In oil-based paints, the polymer is dissolved in solvent. The solvent evaporates and the unsaturated segments of the polymer eventually oxidize and crosslink (cure), leaving a good tough coating. While both solvent (in a solvent-based primer) and water (in a water-based primer) start evaporating the moment you start painting, it seems like the oil-based paint's viscosity increases much more rapidly. This makes it difficult for the paint to level (i.e., for the brush or roller marks to disappear). You need to work quickly, get an even coating and then leave it alone. Water-based paints are entirely different. They are far more forgiving, better at leveling and can be easily touched up.

Painting the cabinets themselves is no small job. First, all the the doors and drawer faces come off. One side is primed and allowed to dry, then the other side is primed and allowed to dry. Then comes the paint, first on side, followed by drying time, then the other side is painted and allowed to dry. If needed, an additional coat of paint on one of more sides is needed to coat spots that were missed or dewetted. All this is done on some 8-feet long 2-by-4’s that are supported by sawhorses, meaning we were limited to about 8 linear feet of doors per batch, which isn’t very much.
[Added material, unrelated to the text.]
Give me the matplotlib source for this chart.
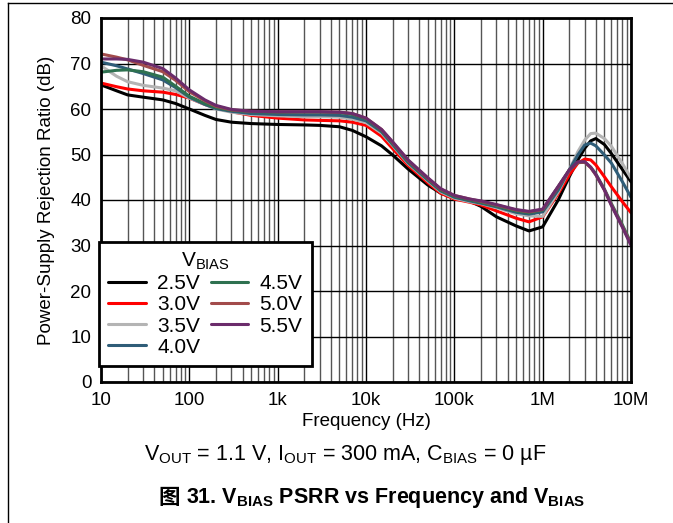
import matplotlib
matplotlib.use('Agg')
import matplotlib.pyplot as plt
from matplotlib.lines import Line2D
from matplotlib.ticker import LogLocator, NullFormatter

plt.rcParams['font.family'] = ['Liberation Sans', 'Noto Sans CJK SC']
plt.rcParams['mathtext.fontset'] = 'custom'
plt.rcParams['mathtext.rm'] = 'Liberation Sans'
plt.rcParams['mathtext.it'] = 'Liberation Sans:italic'
plt.rcParams['mathtext.bf'] = 'Liberation Sans:bold'

FS_TICK = 13.5
FS_LABEL = 13.5
FS_LEG = 15
FS_BIG = 15.5

freq = [10, 15, 20, 30, 50, 70, 100, 150, 200, 300, 500, 1e3, 2e3, 3e3, 5e3, 7e3,
        1e4, 1.5e4, 2e4, 3e4, 5e4, 7e4, 1e5, 1.5e5, 2e5, 3e5, 5e5, 7e5,
        1e6, 1.5e6, 2e6, 2.5e6, 3e6, 3.5e6, 4e6, 5e6, 6e6, 8e6, 1e7]

psrr_25 = [65.3, 64.0, 63.1, 62.6, 62.0, 61.2, 60.0, 58.6, 57.7, 57.1, 56.8, 56.6, 56.5, 56.4, 56.1, 55.3,
           53.9, 51.9, 49.9, 46.8, 43.3, 41.5, 40.4, 39.7, 38.6, 36.3, 34.3, 33.2,
           34.1, 40.0, 45.1, 48.8, 51.4, 53.0, 53.5, 52.2, 50.2, 46.7, 44.0]
psrr_30 = [65.7, 64.9, 64.4, 64.0, 63.7, 63.2, 62.4, 61.0, 60.2, 59.4, 58.6, 58.0, 57.6, 57.5, 57.4, 57.1,
           56.4, 54.0, 51.3, 47.6, 43.8, 41.5, 40.2, 39.5, 38.9, 37.6, 36.0, 35.2,
           36.3, 41.4, 45.5, 48.1, 49.0, 48.8, 47.7, 45.1, 42.9, 39.6, 37.2]
psrr_35 = [69.5, 67.2, 66.0, 65.2, 64.6, 64.0, 62.4, 61.0, 60.0, 59.3, 58.8, 58.5, 58.3, 58.3, 58.2, 57.8,
           57.0, 54.7, 52.0, 48.0, 44.2, 41.8, 40.4, 39.6, 39.2, 38.3, 37.0, 36.5,
           36.4, 41.8, 46.6, 50.6, 53.2, 54.6, 54.7, 53.5, 51.8, 48.0, 44.8]
psrr_40 = [70.3, 69.5, 68.8, 67.8, 66.4, 64.7, 62.6, 61.0, 60.1, 59.5, 59.0, 58.8, 58.7, 58.7, 58.6, 58.2,
           57.4, 55.0, 52.2, 48.2, 44.4, 42.0, 40.6, 39.8, 39.3, 38.5, 37.3, 36.9,
           37.4, 42.2, 46.6, 49.9, 52.1, 52.5, 51.9, 49.9, 48.1, 44.0, 40.6]
psrr_45 = [68.1, 68.5, 68.6, 68.2, 67.0, 65.0, 62.8, 61.2, 60.3, 59.7, 59.4, 59.3, 59.3, 59.3, 59.2, 58.8,
           57.8, 55.3, 52.5, 48.5, 44.6, 42.2, 40.8, 40.0, 39.5, 38.7, 37.6, 37.2,
           37.8, 42.9, 46.6, 48.2, 48.3, 47.2, 45.7, 42.4, 39.2, 34.5, 30.6]
psrr_50 = [72.1, 71.4, 70.8, 69.6, 68.2, 66.3, 63.8, 61.8, 60.6, 59.8, 59.5, 59.4, 59.4, 59.4, 59.3, 59.0,
           58.0, 55.5, 52.7, 48.7, 44.8, 42.4, 41.0, 40.2, 39.7, 38.9, 37.8, 37.4,
           37.9, 42.9, 46.5, 48.3, 48.3, 47.1, 45.5, 42.2, 38.9, 34.1, 30.3]
psrr_55 = [71.0, 71.0, 70.9, 70.3, 68.9, 66.8, 64.2, 62.0, 60.8, 59.9, 59.5, 59.4, 59.4, 59.4, 59.3, 59.0,
           58.0, 55.5, 52.8, 48.8, 44.9, 42.5, 41.0, 40.2, 39.8, 39.0, 37.9, 37.5,
           38.0, 43.0, 46.6, 48.4, 48.4, 47.2, 45.6, 42.2, 38.8, 34.0, 30.0]

labels = ['2.5V', '3.0V', '3.5V', '4.0V', '4.5V', '5.0V', '5.5V']
series = [psrr_25, psrr_30, psrr_35, psrr_40, psrr_45, psrr_50, psrr_55]
colors = ['#000000', '#ff0000', '#b4b4b4', '#2f5d78', '#2e7150', '#a24b4b', '#6b2c6b']

x_ticks = [10, 100, 1e3, 1e4, 1e5, 1e6, 1e7]
x_ticklabels = ['10', '100', '1k', '10k', '100k', '1M', '10M']
y_ticks = [0, 10, 20, 30, 40, 50, 60, 70, 80]

fig = plt.figure(figsize=(6.73, 5.23), dpi=100)
ax = fig.add_axes([101 / 673, 1 - 382 / 523, 530 / 673, 364 / 523])

for ys, c, lab in zip(series, colors, labels):
    ax.plot(freq, ys, color=c, lw=2.2, label=lab, solid_capstyle='round')

ax.set_xscale('log')
ax.set_xlim(10, 1e7)
ax.set_ylim(0, 80)
ax.set_xticks(x_ticks)
ax.set_xticklabels(x_ticklabels)
ax.xaxis.set_minor_locator(LogLocator(base=10, subs=range(2, 10), numticks=20))
ax.xaxis.set_minor_formatter(NullFormatter())
ax.set_yticks(y_ticks)
ax.tick_params(which='both', length=0, labelsize=FS_TICK, pad=7)
ax.grid(which='major', color='black', lw=1.0)
ax.grid(which='minor', axis='x', color='#555555', lw=1.0)
ax.set_axisbelow(True)
for s in ax.spines.values():
    s.set_linewidth(2)

ax.set_xlabel('Frequency (Hz)', fontsize=FS_LABEL, labelpad=3)
ax.set_ylabel('Power-Supply Rejection Ratio (dB)', fontsize=FS_LABEL, labelpad=11)

handles, labs = ax.get_legend_handles_labels()
leg = ax.legend(handles, labs, ncol=2, title='V$_{\\mathrm{BIAS}}$', fontsize=FS_LEG,
                title_fontsize=FS_LEG, loc='lower left', bbox_to_anchor=(-0.004, 0.044),
                frameon=True, fancybox=False, framealpha=1, edgecolor='black',
                handlelength=1.8, handletextpad=0.55, columnspacing=0.5,
                labelspacing=0.1, borderpad=0.45, borderaxespad=0)
leg.get_frame().set_linewidth(2)

fig.text(345 / 673, 1 - 455 / 523,
         'V$_{\\mathrm{OUT}}$ = 1.1 V, I$_{\\mathrm{OUT}}$ = 300 mA, C$_{\\mathrm{BIAS}}$ = 0 µF',
         fontsize=FS_BIG, ha='center', va='center')

cap_y = 1 - 498 / 523
t1 = fig.text(158 / 673, cap_y, '图', family='Noto Sans CJK SC', fontweight='bold',
              fontsize=FS_BIG, ha='left', va='center')
fig.canvas.draw()
bb = t1.get_window_extent()
fig.text(bb.x1 / fig.bbox.width + 6 / 673, cap_y,
         '31. $\\mathbf{V}_{\\mathbf{BIAS}}$ PSRR vs Frequency and $\\mathbf{V}_{\\mathbf{BIAS}}$',
         fontsize=FS_BIG, fontweight='bold', ha='left', va='center')

# page border (top and left only)
fig.add_artist(Line2D([8 / 673, 1], [1 - 3 / 523, 1 - 3 / 523], transform=fig.transFigure,
                      color='black', lw=1))
fig.add_artist(Line2D([8 / 673, 8 / 673], [0, 1 - 3 / 523], transform=fig.transFigure,
                      color='black', lw=1))

fig.savefig('out.png', dpi=100)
It was a long, project, but I was home most of the time so I was able to make steady progress.

So you can imagine the panic when I was offered the new position and a quick start date. Our kitchen looked like this:
and still looks like that - halfway to nowhere. Instead of being able to paint during the week, I am now only to paint on weekends, and we already had other plans too for that time slot. The slow process has gotten even slower. Maybe I’ll be done by September, just maybe.

About the new job: it’s at Dunwoody College of Technology. The position was listed for a math/chemistry instructor (you mean a chemical engineer, such as moi?). The school is expanding and starting a bachelor's of mechanical engineering program. As part of that, they need to establish a chemistry program. And that is a big part of my new position – building a chemistry program from scratch, both course and lab.

I have prior experience in building a lab from thin air, so I’m not overly concerned, but teaching fulltime will be a new experience, guaranteed to keep me plenty busy. New classes which I’ve not taught before so I’m preparing multiple lecture notes and gathering new materials. Classes don't start until the 22nd, so thankfully I have time to get even further prepared. And thank goodness I taught last year. I have a much better feel for how much I can cover in each class period and how to keep students engaged.